When you order you have to give details of car colour. This is their Audi colour bank - http://www.liquidleather.com/auto%20col ... k.htm#Audi. As you can see they already have a mix for 'TT ? "Silver silk grey". This is what they sent me after I told them my car, model and I think I had actually stated 'silver silk nappa'. The bottle they sent me was an exact match although the kit also comes with a white and black die so as you can change the mix accordingly.

Very useful little kit and added the finishing touch to all that hard work with the cleaner. I put it on before I conditioned&#8230;

Hope that helps!


----------



## dooka (Apr 28, 2006)

Nice Job..

I use a steam cleaner as well, cuts the job time down massively, and very effective too..


----------



## Naresh (Nov 22, 2004)

One thing I forgot to ask was what products are best to remove scuffs and dirt from the hard panels around the seats?


----------



## MrHooky (Oct 27, 2009)

Naresh - I used the liquid leather on those two, but just used a cloth to wipe over, let it soak for a while then wipe off later.


----------



## zakkiaz (Jun 7, 2009)

MrHooky said:


> Wendy - I got the scuffmaster direct from the liquid leather website. £13.65 for the 65ml kit (http://www.liquidleather.com/scuffs.htm). You won't need any more as you dilute it anyway for scratches and only use need for 'filling' any major holes or marks. You get full detailed instructions on how to use with the kit.
> 
> When you order you have to give details of car colour. This is their Audi colour bank - http://www.liquidleather.com/auto%20col ... k.htm#Audi. As you can see they already have a mix for 'TT ? "Silver silk grey". This is what they sent me after I told them my car, model and I think I had actually stated 'silver silk nappa'. The bottle they sent me was an exact match although the kit also comes with a white and black die so as you can change the mix accordingly.
> 
> ...


Thanks alot will get onto it tomorrow 

Wendy


----------



## sixdoublesix (Nov 3, 2009)

Naresh, your post made me decide to go with LL and not pears, I got same seats so gonna order some now...

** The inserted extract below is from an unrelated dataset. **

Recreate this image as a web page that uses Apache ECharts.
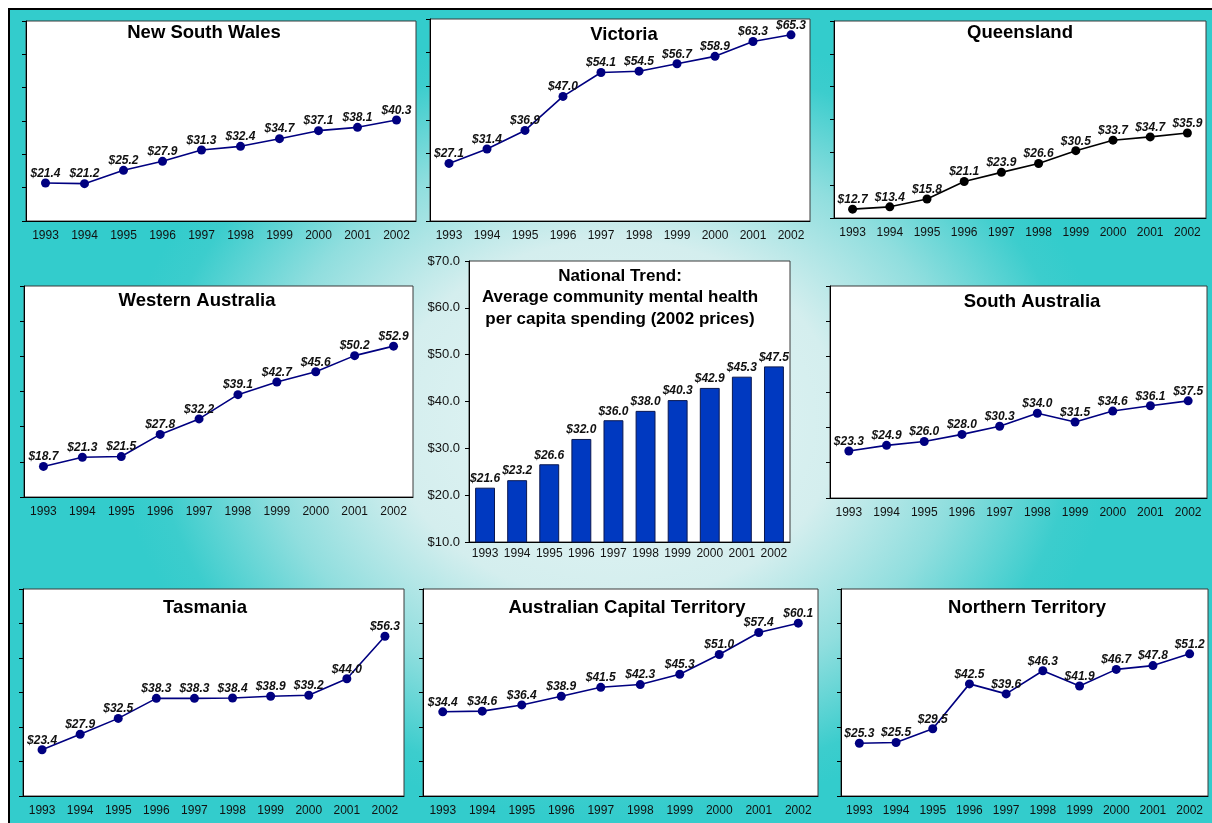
<!DOCTYPE html>
<html>
<head>
<meta charset="utf-8">
<title>Community mental health spending per capita, 1993-2002</title>
<script src="https://cdn.jsdelivr.net/npm/echarts@6/dist/echarts.min.js"></script>
<style>
  html, body { margin: 0; padding: 0; background: #ffffff; }
  #chart { width: 1212px; height: 823px; }
</style>
</head>
<body>
<div id="chart"></div>
<script>
// ---- data: per capita spending ($, 2002 prices) ----
const years = ['1993', '1994', '1995', '1996', '1997', '1998', '1999', '2000', '2001', '2002'];
const nsw = [21.4, 21.2, 25.2, 27.9, 31.3, 32.4, 34.7, 37.1, 38.1, 40.3];
const vic = [27.1, 31.4, 36.9, 47.0, 54.1, 54.5, 56.7, 58.9, 63.3, 65.3];
const qld = [12.7, 13.4, 15.8, 21.1, 23.9, 26.6, 30.5, 33.7, 34.7, 35.9];
const wa  = [18.7, 21.3, 21.5, 27.8, 32.2, 39.1, 42.7, 45.6, 50.2, 52.9];
const sa  = [23.3, 24.9, 26.0, 28.0, 30.3, 34.0, 31.5, 34.6, 36.1, 37.5];
const tas = [23.4, 27.9, 32.5, 38.3, 38.3, 38.4, 38.9, 39.2, 44.0, 56.3];
const act = [34.4, 34.6, 36.4, 38.9, 41.5, 42.3, 45.3, 51.0, 57.4, 60.1];
const nt  = [25.3, 25.5, 29.5, 42.5, 39.6, 46.3, 41.9, 46.7, 47.8, 51.2];
const national = [21.6, 23.2, 26.6, 32.0, 36.0, 38.0, 40.3, 42.9, 45.3, 47.5];

// shared value scale for every panel
const yMin = 10, yMax = 70, yStep = 10;

const nationalTitle = ['National Trend:', 'Average community mental health', 'per capita spending (2002 prices)'];

// ---- layout of the small multiples ----
const FONT = 'Arial, "Liberation Sans", Helvetica, sans-serif';
const NAVY = '#000080';

const panels = [
  { title: 'New South Wales',              values: nsw, color: NAVY,   grid: { left: 26,  top: 21,  width: 390, height: 200 }, tx: 204,  ty: 33 },
  { title: 'Victoria',                     values: vic, color: NAVY,   grid: { left: 430, top: 19,  width: 380, height: 202 }, tx: 624,  ty: 35 },
  { title: 'Queensland',                   values: qld, color: '#000', grid: { left: 834, top: 21,  width: 372, height: 197 }, tx: 1020, ty: 33 },
  { title: 'Western Australia',            values: wa,  color: NAVY,   grid: { left: 24,  top: 286, width: 389, height: 211 }, tx: 197,  ty: 301 },
  { title: 'South Australia',              values: sa,  color: NAVY,   grid: { left: 830, top: 286, width: 377, height: 212 }, tx: 1032, ty: 302 },
  { title: 'Tasmania',                     values: tas, color: NAVY,   grid: { left: 23,  top: 589, width: 381, height: 207 }, tx: 205,  ty: 608 },
  { title: 'Australian Capital Territory', values: act, color: NAVY,   grid: { left: 423, top: 589, width: 395, height: 207 }, tx: 627,  ty: 608 },
  { title: 'Northern Territory',           values: nt,  color: NAVY,   grid: { left: 841, top: 589, width: 367, height: 207 }, tx: 1027, ty: 608 }
];
const nationalGrid = { left: 469, top: 261, width: 321, height: 281 };

const money = v => '$' + Number(v).toFixed(1);

const grids = [], xAxes = [], yAxes = [], series = [];
const graphics = [];

// radial backdrop (ellipse via scaled rect)
const sy = 0.8;
graphics.push({
  type: 'rect', z: -100, silent: true,
  scaleY: sy,
  shape: { x: 0, y: 0, width: 1212, height: 823 / sy },
  style: {
    fill: new echarts.graphic.RadialGradient(615, 420 / sy, 500, [
      { offset: 0,    color: '#e6f6f6' },
      { offset: 0.45, color: '#d4eeee' },
      { offset: 0.7,  color: '#90dede' },
      { offset: 0.92, color: '#3ccdcd' },
      { offset: 1,    color: '#33cccc' }
    ], true)
  }
});
// page margin and frame
graphics.push({ type: 'rect', z: 99, silent: true, shape: { x: 0, y: 0, width: 1212, height: 8 }, style: { fill: '#fff' } });
graphics.push({ type: 'rect', z: 99, silent: true, shape: { x: 0, y: 0, width: 8, height: 823 }, style: { fill: '#fff' } });
graphics.push({ type: 'rect', z: 100, silent: true, shape: { x: 9, y: 9, width: 1220, height: 830 }, style: { fill: null, stroke: '#000', lineWidth: 2 } });

function addGrid(g) {
  grids.push(Object.assign({ show: true, backgroundColor: '#ffffff', borderColor: '#3a3a3a', borderWidth: 1, containLabel: false }, g));
  return grids.length - 1;
}

panels.forEach(p => {
  const gi = addGrid(p.grid);
  xAxes.push({
    type: 'category', gridIndex: gi, data: years, boundaryGap: true,
    axisLine: { lineStyle: { color: '#000', width: 1 } },
    axisTick: { alignWithLabel: true, length: 4, lineStyle: { color: '#000' } },
    axisLabel: { interval: 0, color: '#111', fontSize: 12, fontFamily: FONT, margin: 9 }
  });
  yAxes.push({
    type: 'value', gridIndex: gi, min: yMin, max: yMax, interval: yStep,
    axisLine: { show: true, lineStyle: { color: '#000', width: 1 } },
    axisTick: { show: true, length: 4, lineStyle: { color: '#000' } },
    axisLabel: { show: false },
    splitLine: { show: false }
  });
  series.push({
    type: 'line', xAxisIndex: gi, yAxisIndex: gi, data: p.values,
    symbol: 'circle', symbolSize: 9, animation: false,
    lineStyle: { color: p.color, width: 1.6 },
    itemStyle: { color: p.color },
    label: {
      show: true, position: 'top', distance: -1,
      formatter: d => money(d.value),
      fontFamily: FONT, fontSize: 12, fontWeight: 'bold', fontStyle: 'italic', color: '#111'
    }
  });
  graphics.push({
    type: 'text', z: 50, silent: true, x: p.tx, y: p.ty,
    style: { text: p.title, fontFamily: FONT, fontSize: 18.5, fontWeight: 'bold', fill: '#000', align: 'center', verticalAlign: 'middle' }
  });
});

// national bar chart in the centre
const ni = addGrid(nationalGrid);
xAxes.push({
  type: 'category', gridIndex: ni, data: years, boundaryGap: true,
  axisLine: { lineStyle: { color: '#000', width: 1 } },
  axisTick: { show: false },
  axisLabel: { interval: 0, color: '#111', fontSize: 12, fontFamily: FONT, margin: 6 }
});
yAxes.push({
  type: 'value', gridIndex: ni, min: yMin, max: yMax, interval: yStep,
  axisLine: { show: true, lineStyle: { color: '#000', width: 1 } },
  axisTick: { show: true, length: 4, lineStyle: { color: '#000' } },
  axisLabel: { color: '#111', fontSize: 13, fontFamily: FONT, margin: 9, formatter: v => money(v) },
  splitLine: { show: false }
});
series.push({
  type: 'bar', xAxisIndex: ni, yAxisIndex: ni, data: national,
  barCategoryGap: '38%', animation: false,
  itemStyle: { color: '#0039c0', borderColor: '#0a1850', borderWidth: 1 },
  label: {
    show: true, position: 'top', distance: 3,
    formatter: d => money(d.value),
    fontFamily: FONT, fontSize: 12, fontWeight: 'bold', fontStyle: 'italic', color: '#111'
  }
});
graphics.push({
  type: 'text', z: 50, silent: true, x: 620, y: 297.5,
  style: { text: nationalTitle.join('\n'), fontFamily: FONT, fontSize: 17, fontWeight: 'bold', lineHeight: 21.5, fill: '#000', align: 'center', verticalAlign: 'middle' }
});

const chart = echarts.init(document.getElementById('chart'), null, { renderer: 'canvas', width: 1212, height: 823 });
chart.setOption({
  animation: false,
  backgroundColor: '#ffffff',
  grid: grids,
  xAxis: xAxes,
  yAxis: yAxes,
  series: series,
  graphic: { elements: graphics }
});
</script>
</body>
</html>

Can the LL be used on the door panels too?

I got the GT12 and GT11 ? is that the right ones? eBay item 290406830851


----------



## zakkiaz (Jun 7, 2009)

Cleaned and conditioned with liquid leather today, Looks good


----------



## JNmercury00 (May 22, 2007)

zakkiaz said:


> Cleaned and conditioned with liquid leather today, Looks good


bit blurry! :lol:


----------



## zakkiaz (Jun 7, 2009)

JNmercury00 said:


> zakkiaz said:
> 
> 
> > Cleaned and conditioned with liquid leather today, Looks good
> ...


I know not sure what happened.... wasn't on the booze! :lol:


----------



## JNmercury00 (May 22, 2007)

zakkiaz said:


> JNmercury00 said:
> 
> 
> > zakkiaz said:
> ...


happens to us all! need some close ups of the pores on the leather! :lol:


----------



## Naresh (Nov 22, 2004)

sixdoublesix said:


> Naresh, your post made me decide to go with LL and not pears, I got same seats so gonna order some now...
> 
> Can the LL be used on the door panels too?
> 
> I got the GT12 and GT11 ? is that the right ones? eBay item 290406830851


I used it on the door panels and it was fine. I bought the LL cleaner as I already had some conditioner. I'll probably give the Pears a go too, you can't got wrong for less than a quid, otherwise just keep it for ther other car or bung it in the shower!


----------



## zakkiaz (Jun 7, 2009)

Seats look really soft and plump today  just need to put a bit of colour on a couple of patches  
What should i use :?: 
Wendy


----------



## sixdoublesix (Nov 3, 2009)

zakkiaz said:


> Seats look really soft and plump today  just need to put a bit of colour on a couple of patches
> What should i use :?:
> Wendy


Wendy was the liquid leather or Pears ? nice job! come do my seats


----------



## zakkiaz (Jun 7, 2009)

sixdoublesix said:


> zakkiaz said:
> 
> 
> > Seats look really soft and plump today  just need to put a bit of colour on a couple of patches
> ...


Both! washed once with pears then with LL and pears again!! then a good coat of conditioner, it looks very shiney when you put it on, but the next day they looked fab 
You don't think they are that dirty but does look smarter after 8) 
Wendy


----------



## MrHooky (Oct 27, 2009)

Wendy go for the scuff master I mentioned above, will sort out the bolsters nicely. Good job done either way though. Makes me think I need to have another clean at mine soon...!


----------



## zakkiaz (Jun 7, 2009)

MrHooky said:


> Wendy go for the scuff master I mentioned above, will sort out the bolsters nicely. Good job done either way though. Makes me think I need to have another clean at mine soon...!


Thanks missed the other post :roll: 
Will order some today in silver  
It does seem as if it gets better the more times you clean it!!!
I go for pears it smells better!  
Wendy


----------